O presidente da Blackwater, uma das várias empresas que, no conjunto, têm tantos ou mais homens no Iraque do que o próprio exército oficial dos norte-americanos, acossado pela investigação no Congresso, terá dito que os mercenários da Blackwater não são propriamente mercenários: «Temos americanos que trabalham para a América a proteger americanos. Isso contrasta com a definição do dicionário Oxford: "soldados profissionais que trabalham para um governo estrangeiro"». Para o sr.

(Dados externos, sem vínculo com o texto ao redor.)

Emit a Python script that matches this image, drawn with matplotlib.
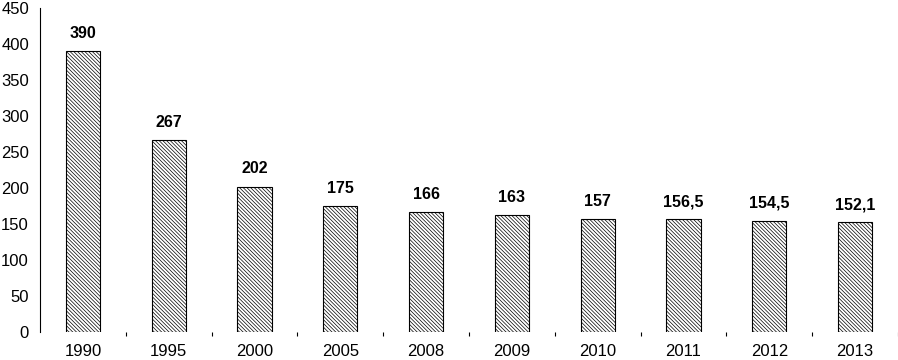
import matplotlib
matplotlib.use("Agg")
import matplotlib.pyplot as plt
import numpy as np

years = ["1990", "1995", "2000", "2005", "2008", "2009", "2010", "2011", "2012", "2013"]
values = [390, 267, 202, 175, 166, 163, 157, 156.5, 154.5, 152.1]
labels = ["390", "267", "202", "175", "166", "163", "157", "156,5", "154,5", "152,1"]

plt.rcParams['font.family'] = ['Liberation Sans', 'DejaVu Sans']
plt.rcParams['hatch.linewidth'] = 0.5

fig = plt.figure(figsize=(8.98, 3.6), dpi=100)
ax = fig.add_axes([40/898, 28/360, 858/898, 324/360])
x = np.arange(len(years))
ax.bar(x, values, width=0.4, color='white', edgecolor='black', linewidth=0.8, hatch='\\' * 9)
for xi, v, lab in zip(x, values, labels):
    ax.text(xi, v + 14, lab, ha='center', va='bottom', fontsize=11.5, fontweight='bold')

ax.set_xlim(-0.5, 9.5)
ax.set_ylim(0, 450)
ax.set_yticks(np.arange(0, 451, 50))
ax.set_xticks(x)
ax.set_xticklabels(years)
ax.set_xticks(np.arange(0.5, 9.6, 1), minor=True)
ax.tick_params(axis='x', which='major', length=0, pad=9, labelsize=12)
ax.tick_params(axis='x', which='minor', length=3, width=0.8)
ax.tick_params(axis='y', length=0, pad=8, labelsize=12)
for s in ['top', 'right', 'bottom']:
    ax.spines[s].set_visible(False)
ax.spines['left'].set_linewidth(0.8)

fig.savefig("out.png", dpi=100)
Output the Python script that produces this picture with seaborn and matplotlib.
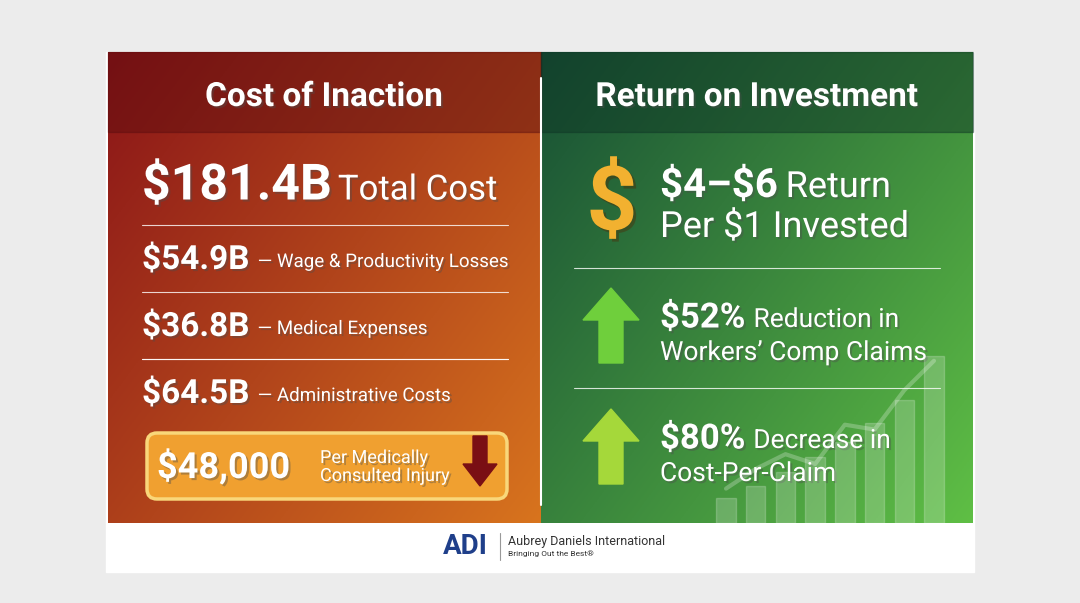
import numpy as np
import pandas as pd
import matplotlib.pyplot as plt
import seaborn as sns
from matplotlib.patches import FancyBboxPatch, FancyArrow
import matplotlib.patheffects as pe

sns.set_theme(style="white")
plt.rcParams['font.family'] = ['Roboto', 'DejaVu Sans']

# dados do painel
titulo_esq = "Cost of Inaction"
titulo_dir = "Return on Investment"
total_valor = "$181.4B"
total_rotulo = "Total Cost"
custos_valores = ["$54.9B", "$36.8B", "$64.5B"]
custos_rotulos = ["— Wage & Productivity Losses", "— Medical Expenses", "— Administrative Costs"]
lesao_valor = "$48,000"
lesao_rotulo = "Per Medically\nConsulted Injury"
roi_linha1 = (r"\$4–\$6", "Return")
roi_linha2 = "Per $1 Invested"
ganhos_valores = ["$52%", "$80%"]
ganhos_rotulos = [("Reduction in", "Workers’ Comp Claims"), ("Decrease in", "Cost-Per-Claim")]
barras_deco = [25, 38, 52, 67, 82, 102, 125, 170]

fig = plt.figure(figsize=(10.8, 6.03), dpi=100)
fig.patch.set_facecolor('#ececec')
ax = fig.add_axes([0, 0, 1, 1])
ax.set_xlim(0, 1080)
ax.set_ylim(603, 0)
ax.axis('off')
renderer = fig.canvas.get_renderer()

def gradiente(ext, c1, c2, ang=0.6):
    x0, x1, y1, y0 = ext
    n = 200
    xx, yy = np.meshgrid(np.linspace(0, 1, n), np.linspace(0, 1, n))
    t = (xx * ang + yy * (1 - ang))
    c1 = np.array(plt.matplotlib.colors.to_rgb(c1))
    c2 = np.array(plt.matplotlib.colors.to_rgb(c2))
    img = c1 + (c2 - c1) * t[..., None]
    ax.imshow(img, extent=(x0, x1, y1, y0), origin='upper', aspect='auto', zorder=1)

sombra = [pe.withSimplePatchShadow(offset=(1.5, -1.5), alpha=0.4)]

def par(x, y, v, r, fs_v, fs_r, gap=8, dy=2, peso='bold'):
    t = ax.text(x, y, v, color='white', fontsize=fs_v, fontweight=peso, va='center', zorder=5, path_effects=sombra)
    bb = t.get_window_extent(renderer)
    ax.text(bb.x1 + gap, y + dy, r, color='white', fontsize=fs_r, va='center', zorder=5, path_effects=sombra)

# fundos
ax.add_patch(plt.Rectangle((106, 52), 868, 520, color='white', zorder=0.5))
gradiente((108, 541, 523, 52), '#8a1418', '#d8741e', ang=0.55)
gradiente((541, 973, 523, 52), '#174f35', '#5fbf45', ang=0.55)
ax.add_patch(plt.Rectangle((108, 52), 433, 80, color='#5a0c0f', alpha=0.45, zorder=2))
ax.add_patch(plt.Rectangle((541, 52), 432, 80, color='#0d3324', alpha=0.45, zorder=2))
ax.plot([541, 541], [78, 505], color='white', lw=1.5, zorder=3)

ax.text(324, 97, titulo_esq, color='white', fontsize=24, fontweight='bold', ha='center', va='center', zorder=5, path_effects=sombra)
ax.text(757, 97, titulo_dir, color='white', fontsize=24, fontweight='bold', ha='center', va='center', zorder=5, path_effects=sombra)

# lado esquerdo
par(142, 186, total_valor, total_rotulo, 36, 25, gap=6, dy=4)
for i, (v, r) in enumerate(zip(custos_valores, custos_rotulos)):
    y = 260 + i * 67
    ax.plot([142, 508], [y - 35, y - 35], color='white', lw=0.8, alpha=0.8, zorder=4)
    par(142, y, v, r, 24, 13.5, gap=8)
ax.plot([142, 508], [359, 359], color='white', lw=0.8, alpha=0.8, zorder=4)
ax.add_patch(FancyBboxPatch((147, 433), 360, 66, boxstyle='round,pad=0,rounding_size=10',
                            fc='#f0a030', ec='#f9d77a', lw=2.5, zorder=4))
t = ax.text(157, 467, lesao_valor, color='white', fontsize=26, fontweight='bold', va='center', zorder=5, path_effects=sombra)
ax.text(320, 467, lesao_rotulo, color='white', fontsize=13, va='center', linespacing=1.0, zorder=5, path_effects=sombra)
ax.add_patch(FancyArrow(480, 436, 0, 50, width=14, head_width=34, head_length=22,
                        length_includes_head=True, color='#7a0f14', zorder=5))

# barras decorativas (seaborn)
axb = fig.add_axes([705 / 1080, (603 - 523) / 603, 250 / 1080, 175 / 603])
df = pd.DataFrame({'x': range(len(barras_deco)), 'y': barras_deco})
sns.barplot(data=df, x='x', y='y', color='white', alpha=0.2, width=0.65, ax=axb)
axb.plot(range(len(barras_deco)), [v + 25 for v in [10, 30, 45, 35, 75, 70, 110, 140]],
         color='white', alpha=0.25, lw=3)
axb.set_ylim(0, 178)
axb.axis('off')
axb.patch.set_alpha(0)

# lado direito
ax.text(612, 205, "$", color='#f2b130', fontsize=64, fontweight='bold', ha='center', va='center', zorder=5,
        path_effects=[pe.withSimplePatchShadow(offset=(2, -2), alpha=0.5)])
par(660, 186, roi_linha1[0], roi_linha1[1], 29, 26, gap=8, dy=1)
ax.text(660, 227, roi_linha2, color='white', fontsize=26, va='center', zorder=5, path_effects=sombra)
ax.plot([574, 940], [268, 268], color='white', lw=0.8, alpha=0.8, zorder=4)
ax.plot([574, 940], [388, 388], color='white', lw=0.8, alpha=0.8, zorder=4)
for i, (v, (r1, r2)) in enumerate(zip(ganhos_valores, ganhos_rotulos)):
    y = 318 + i * 121
    ax.add_patch(FancyArrow(611, y + 45, 0, -75, width=24, head_width=56, head_length=32,
                            length_includes_head=True, color='#6fcf3c' if i == 0 else '#a5d83a', zorder=5))
    par(660, y, v, r1, 25, 19, gap=8)
    ax.text(660, y + 35, r2, color='white', fontsize=19, va='center', zorder=5, path_effects=sombra)

# rodapé
ax.text(465, 546, "ADI", color='#1f3f8a', fontsize=20, fontweight='bold', ha='center', va='center', zorder=5)
ax.plot([500, 500], [533, 560], color='#999999', lw=0.8, zorder=5)
ax.text(508, 541, "Aubrey Daniels International", color='#333333', fontsize=9, va='center', zorder=5)
ax.text(508, 554, "Bringing Out the Best®", color='#333333', fontsize=6, va='center', zorder=5)

fig.savefig('out.png', dpi=100)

Prince, o presidente da Blackwater, Bagdad e arredores são ainda parte do quintal dos EUA e, consequentemente, trabalhar para a «América» em solo iraquiano é a mesma coisa que apanhar flores e disparar uns tiros para não deixar as armas caseiras enferrujar… Nada que nos espante sabida como é péssima a classificação que os norte-americanos têm em matéria de conhecimentos de geografia: confundem o mundo com o mundo, sendo que o seu mundo é na realidade os EUA.
Nada de anormal. Se o sr. Prince soubesse que num canto desse mundo, em Portugal, tinha havido quem confundisse a invasão do Iraque com a festa de libertação proporcionada pelo 25 de Abril, também diria que no dicionário dos actuais responsáveis da Casa Branca se define invasão como libertação, desde que se acrescente as palavras salvíficas: democracia e valores ocidentais.

01 outubro 2007

O poder no PSD

Hoje, Marcelo Rebelo de Sousa é o grande perdedor, o comentarista mais aziago e ao mesmo tempo a principal vítima das suas adivinhações. Hoje, todos lhe batem à porta para cobrar alguma predição, algum comentário mais azedo, num ajuste de contas duro e cego, tal é a senha vingativa dos vencedores. Duarte Lima, na TSF, foi a voz cordata de quem achou que esta era altura de pôr os pontos nos ii e se transformou no acusador implacável de dedo em riste virado para Marcelo: «É uma costureirinha de bairro!»
Poderia ser apenas uma questão de se achar que no melhor pano cai a nódoa, mas a verdade é que o PSD gosta de se apresentar, como se isso fosse uma marca segura e distintiva, como sendo o mais português dos partidos e para prová-lo não quer deixar as coisas por menos: o espírito de revanche já despontou, e as trocas e baldrocas entre elites, sub-elites e zé-povinho estão aí para ilustrar que todos se alimentam uns dos outros. Canibalismo e autofagia políticos para alimentar o espectáculo mediático. Se isto é poder, quem quer o poder?